▸ Dataset records:
· · · ·

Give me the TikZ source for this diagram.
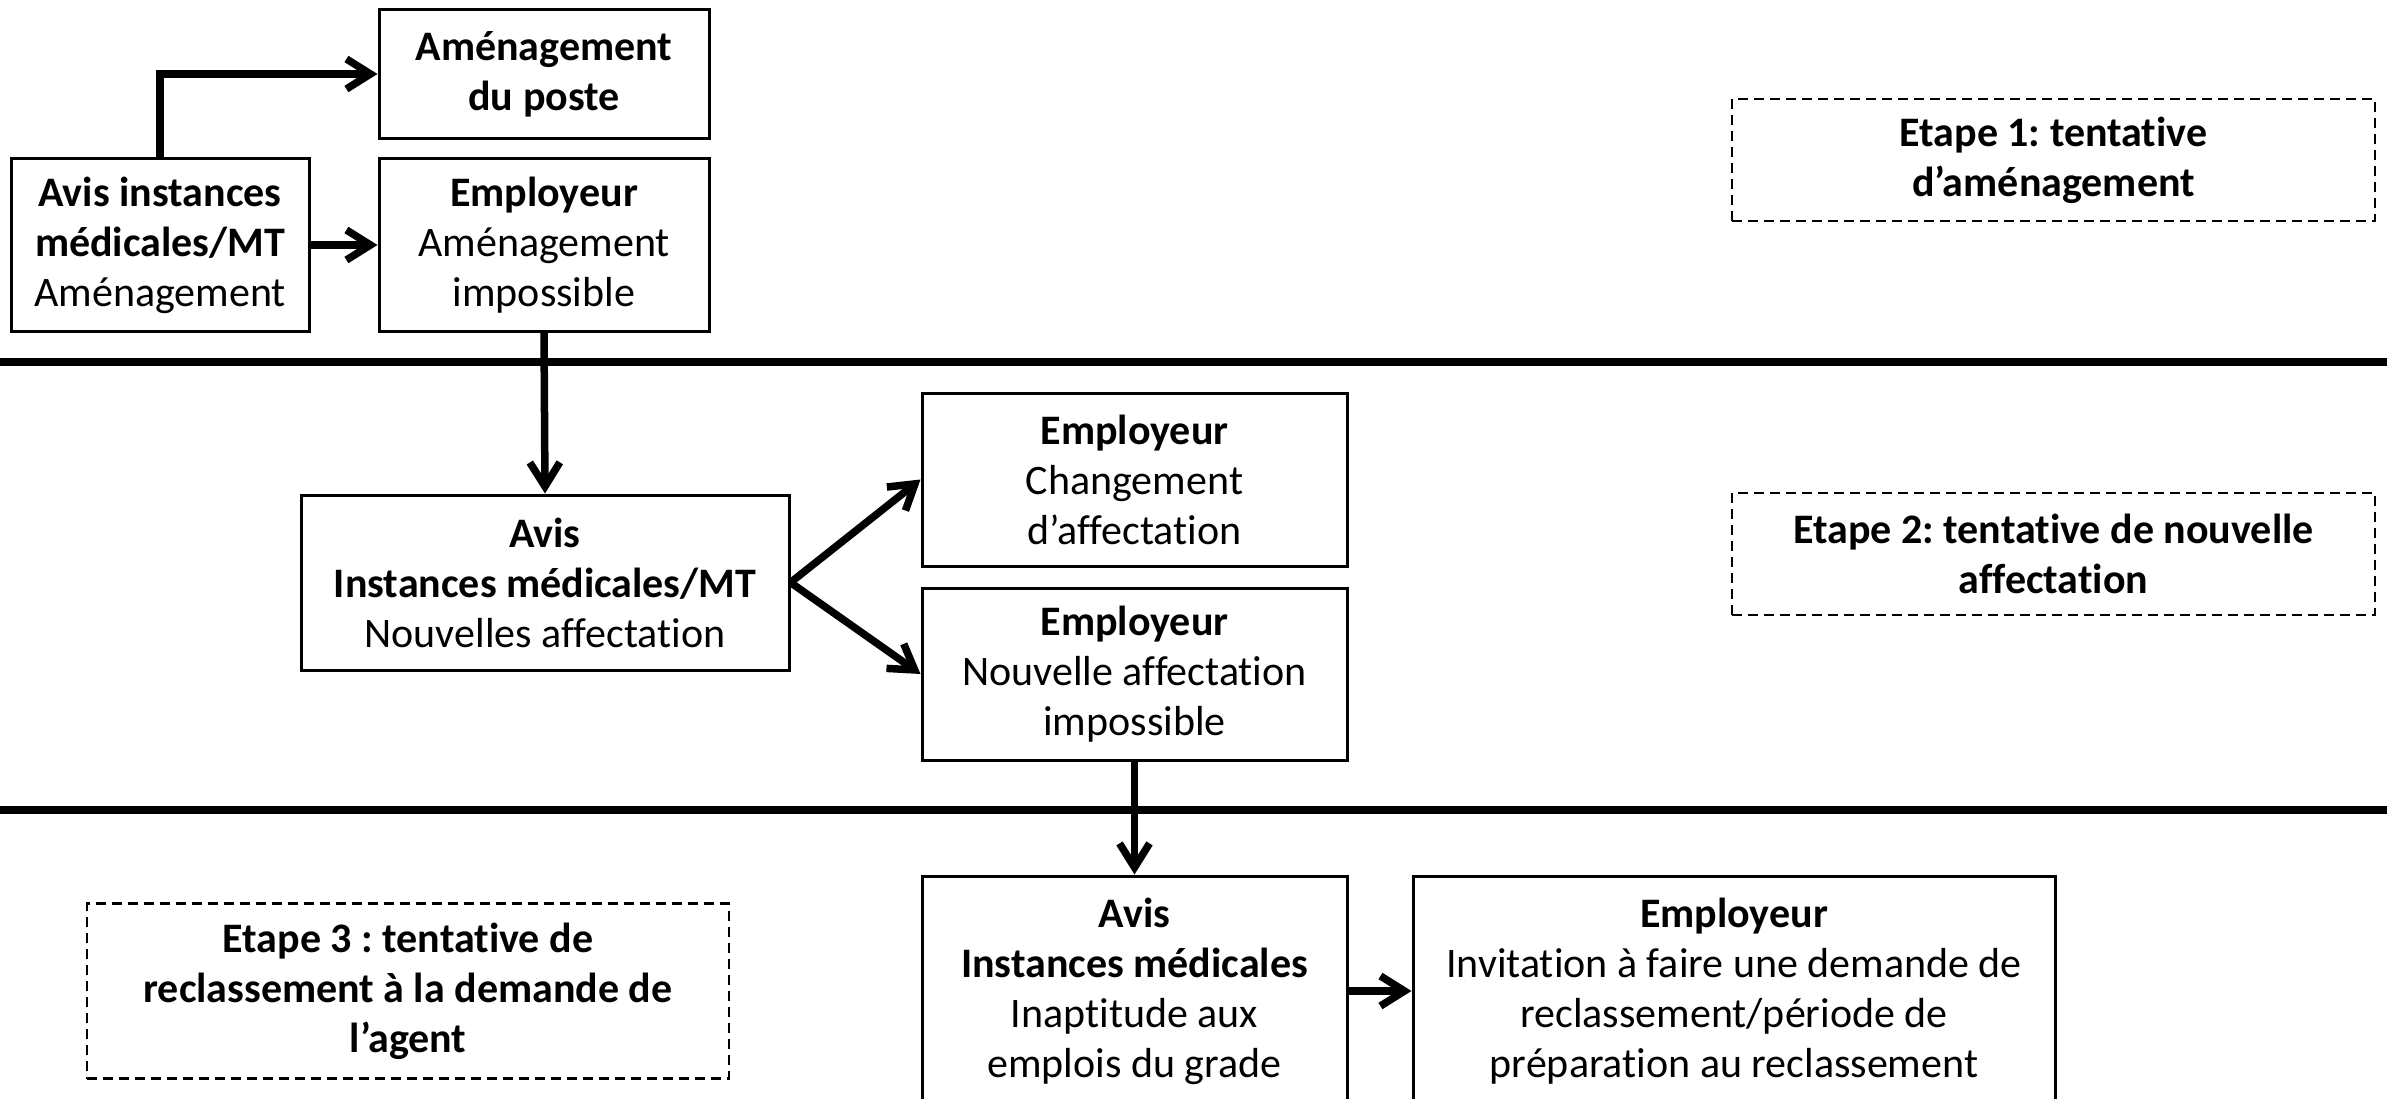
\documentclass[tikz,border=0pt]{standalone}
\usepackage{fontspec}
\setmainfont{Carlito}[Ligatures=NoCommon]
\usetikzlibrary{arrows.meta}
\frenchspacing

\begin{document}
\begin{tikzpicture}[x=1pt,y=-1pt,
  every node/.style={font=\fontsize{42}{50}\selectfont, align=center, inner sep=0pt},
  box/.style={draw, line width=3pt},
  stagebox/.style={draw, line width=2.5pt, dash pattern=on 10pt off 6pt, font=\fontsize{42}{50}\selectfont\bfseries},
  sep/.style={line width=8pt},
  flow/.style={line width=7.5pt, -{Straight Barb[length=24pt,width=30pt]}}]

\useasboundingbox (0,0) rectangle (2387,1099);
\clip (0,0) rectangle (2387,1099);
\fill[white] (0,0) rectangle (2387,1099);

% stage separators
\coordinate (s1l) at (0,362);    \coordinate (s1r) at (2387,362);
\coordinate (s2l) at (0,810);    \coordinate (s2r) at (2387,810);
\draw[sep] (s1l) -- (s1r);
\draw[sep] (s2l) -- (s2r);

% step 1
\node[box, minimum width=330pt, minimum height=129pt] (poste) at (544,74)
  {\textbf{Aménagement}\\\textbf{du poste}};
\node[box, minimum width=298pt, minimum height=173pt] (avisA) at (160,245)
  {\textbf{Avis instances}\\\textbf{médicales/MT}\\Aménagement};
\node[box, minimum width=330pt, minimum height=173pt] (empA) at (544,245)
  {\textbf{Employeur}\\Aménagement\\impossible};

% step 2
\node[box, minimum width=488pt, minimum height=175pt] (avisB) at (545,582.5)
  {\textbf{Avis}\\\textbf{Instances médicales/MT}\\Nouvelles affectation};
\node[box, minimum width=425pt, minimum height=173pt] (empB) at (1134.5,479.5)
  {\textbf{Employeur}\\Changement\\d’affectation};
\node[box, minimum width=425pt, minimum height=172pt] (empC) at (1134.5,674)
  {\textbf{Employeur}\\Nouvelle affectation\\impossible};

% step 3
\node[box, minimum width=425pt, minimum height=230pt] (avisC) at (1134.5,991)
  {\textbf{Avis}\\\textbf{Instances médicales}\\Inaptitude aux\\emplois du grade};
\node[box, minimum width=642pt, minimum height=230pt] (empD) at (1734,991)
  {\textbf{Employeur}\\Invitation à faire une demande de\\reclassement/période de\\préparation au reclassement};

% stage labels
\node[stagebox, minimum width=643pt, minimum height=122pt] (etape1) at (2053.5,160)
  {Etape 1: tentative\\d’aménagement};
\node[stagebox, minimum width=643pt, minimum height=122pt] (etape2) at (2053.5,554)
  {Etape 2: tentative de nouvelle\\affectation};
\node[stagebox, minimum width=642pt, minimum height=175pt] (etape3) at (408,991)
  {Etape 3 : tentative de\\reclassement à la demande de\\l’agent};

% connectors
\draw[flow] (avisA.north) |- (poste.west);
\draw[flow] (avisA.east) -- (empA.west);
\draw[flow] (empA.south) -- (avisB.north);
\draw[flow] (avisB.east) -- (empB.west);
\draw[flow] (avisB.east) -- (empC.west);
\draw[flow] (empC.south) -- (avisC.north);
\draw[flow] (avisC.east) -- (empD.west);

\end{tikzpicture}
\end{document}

· · · ·

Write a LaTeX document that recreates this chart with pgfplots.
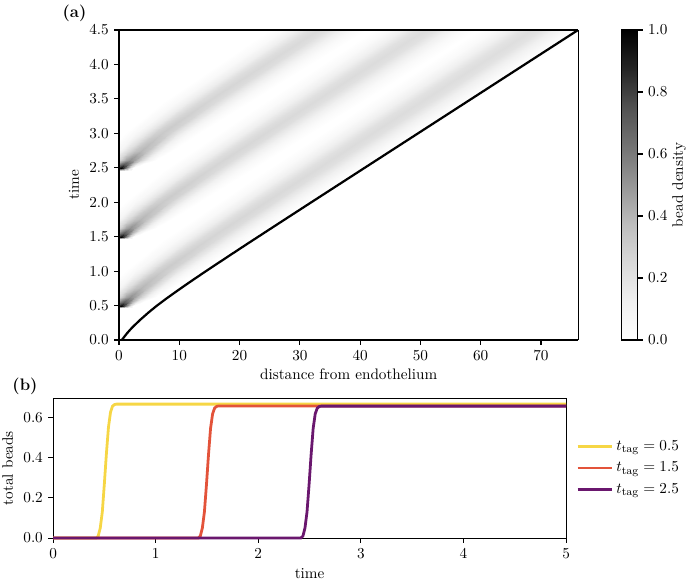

· · · ·

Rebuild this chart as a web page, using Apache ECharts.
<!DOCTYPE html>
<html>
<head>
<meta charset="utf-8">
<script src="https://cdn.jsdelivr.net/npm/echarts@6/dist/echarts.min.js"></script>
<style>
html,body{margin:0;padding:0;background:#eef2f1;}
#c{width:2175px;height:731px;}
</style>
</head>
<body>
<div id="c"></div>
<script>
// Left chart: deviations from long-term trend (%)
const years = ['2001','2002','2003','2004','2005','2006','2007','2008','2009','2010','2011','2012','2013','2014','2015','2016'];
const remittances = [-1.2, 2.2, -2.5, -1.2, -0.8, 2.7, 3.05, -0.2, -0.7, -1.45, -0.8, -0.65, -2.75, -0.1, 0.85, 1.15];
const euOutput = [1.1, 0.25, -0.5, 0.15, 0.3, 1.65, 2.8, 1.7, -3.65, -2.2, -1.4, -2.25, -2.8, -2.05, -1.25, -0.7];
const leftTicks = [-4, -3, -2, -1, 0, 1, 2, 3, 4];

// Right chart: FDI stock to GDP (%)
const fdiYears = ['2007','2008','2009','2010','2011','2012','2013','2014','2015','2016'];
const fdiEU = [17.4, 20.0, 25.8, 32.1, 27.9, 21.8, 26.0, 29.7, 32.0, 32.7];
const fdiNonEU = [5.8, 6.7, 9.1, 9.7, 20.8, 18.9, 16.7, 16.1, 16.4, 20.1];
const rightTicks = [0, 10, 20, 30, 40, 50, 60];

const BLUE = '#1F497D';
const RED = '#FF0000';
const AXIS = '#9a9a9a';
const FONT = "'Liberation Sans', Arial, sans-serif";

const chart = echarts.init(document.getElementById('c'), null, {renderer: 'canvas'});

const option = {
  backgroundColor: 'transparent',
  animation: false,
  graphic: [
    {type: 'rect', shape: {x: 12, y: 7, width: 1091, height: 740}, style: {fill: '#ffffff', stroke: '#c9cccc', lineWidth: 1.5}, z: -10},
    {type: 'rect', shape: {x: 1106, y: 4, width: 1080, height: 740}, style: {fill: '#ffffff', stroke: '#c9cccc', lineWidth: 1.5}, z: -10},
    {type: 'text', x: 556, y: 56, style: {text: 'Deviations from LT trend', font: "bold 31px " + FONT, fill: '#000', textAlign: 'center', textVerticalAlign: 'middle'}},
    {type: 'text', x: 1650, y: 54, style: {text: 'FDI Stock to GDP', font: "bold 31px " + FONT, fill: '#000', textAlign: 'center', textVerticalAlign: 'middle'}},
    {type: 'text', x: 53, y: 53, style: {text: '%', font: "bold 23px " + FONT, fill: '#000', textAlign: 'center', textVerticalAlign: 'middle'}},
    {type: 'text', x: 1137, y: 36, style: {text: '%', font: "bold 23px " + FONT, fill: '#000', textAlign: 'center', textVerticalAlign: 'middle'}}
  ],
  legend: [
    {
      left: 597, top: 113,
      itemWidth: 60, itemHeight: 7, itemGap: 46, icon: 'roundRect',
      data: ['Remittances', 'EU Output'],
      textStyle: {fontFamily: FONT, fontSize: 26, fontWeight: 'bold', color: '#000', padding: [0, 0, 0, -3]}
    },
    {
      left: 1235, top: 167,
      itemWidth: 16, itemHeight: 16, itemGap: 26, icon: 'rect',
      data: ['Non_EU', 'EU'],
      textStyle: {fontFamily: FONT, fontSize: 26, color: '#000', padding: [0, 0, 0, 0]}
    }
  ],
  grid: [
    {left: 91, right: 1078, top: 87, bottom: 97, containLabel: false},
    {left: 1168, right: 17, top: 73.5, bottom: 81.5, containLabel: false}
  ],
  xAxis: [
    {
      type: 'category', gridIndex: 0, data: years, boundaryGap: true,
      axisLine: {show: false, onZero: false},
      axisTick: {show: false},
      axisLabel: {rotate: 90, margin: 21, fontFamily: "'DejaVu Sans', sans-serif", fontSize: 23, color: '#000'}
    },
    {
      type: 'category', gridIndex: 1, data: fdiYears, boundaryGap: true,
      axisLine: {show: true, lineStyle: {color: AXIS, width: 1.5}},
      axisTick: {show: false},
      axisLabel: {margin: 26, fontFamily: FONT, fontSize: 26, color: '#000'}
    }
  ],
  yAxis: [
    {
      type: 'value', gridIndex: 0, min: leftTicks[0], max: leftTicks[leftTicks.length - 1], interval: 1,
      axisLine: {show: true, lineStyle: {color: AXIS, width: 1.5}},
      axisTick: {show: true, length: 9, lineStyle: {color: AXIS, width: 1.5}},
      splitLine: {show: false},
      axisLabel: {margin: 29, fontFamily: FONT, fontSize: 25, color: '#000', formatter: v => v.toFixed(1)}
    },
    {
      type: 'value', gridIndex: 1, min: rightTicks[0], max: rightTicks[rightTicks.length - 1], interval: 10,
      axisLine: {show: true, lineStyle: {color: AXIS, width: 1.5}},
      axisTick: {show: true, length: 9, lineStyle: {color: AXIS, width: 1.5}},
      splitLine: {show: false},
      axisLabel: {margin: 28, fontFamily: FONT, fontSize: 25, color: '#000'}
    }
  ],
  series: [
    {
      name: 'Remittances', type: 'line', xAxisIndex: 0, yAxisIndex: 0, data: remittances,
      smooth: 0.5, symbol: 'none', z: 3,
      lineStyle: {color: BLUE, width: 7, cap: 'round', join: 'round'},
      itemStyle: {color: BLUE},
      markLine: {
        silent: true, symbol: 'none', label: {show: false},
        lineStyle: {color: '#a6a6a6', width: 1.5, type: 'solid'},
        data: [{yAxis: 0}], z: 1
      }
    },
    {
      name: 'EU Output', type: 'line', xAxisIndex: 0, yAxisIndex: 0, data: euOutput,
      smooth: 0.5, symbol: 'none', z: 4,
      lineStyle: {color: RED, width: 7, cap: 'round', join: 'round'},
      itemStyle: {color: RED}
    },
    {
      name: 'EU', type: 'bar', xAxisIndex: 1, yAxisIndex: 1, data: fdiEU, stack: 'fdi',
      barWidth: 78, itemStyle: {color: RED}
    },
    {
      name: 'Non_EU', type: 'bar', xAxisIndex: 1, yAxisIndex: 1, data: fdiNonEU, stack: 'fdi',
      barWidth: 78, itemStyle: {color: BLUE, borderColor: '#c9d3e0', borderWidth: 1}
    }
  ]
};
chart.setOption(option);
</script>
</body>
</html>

· · · ·

▸ Goal: Work out the number of lines above that include the string "this" and write only that number.

▸ Answer for the task: 3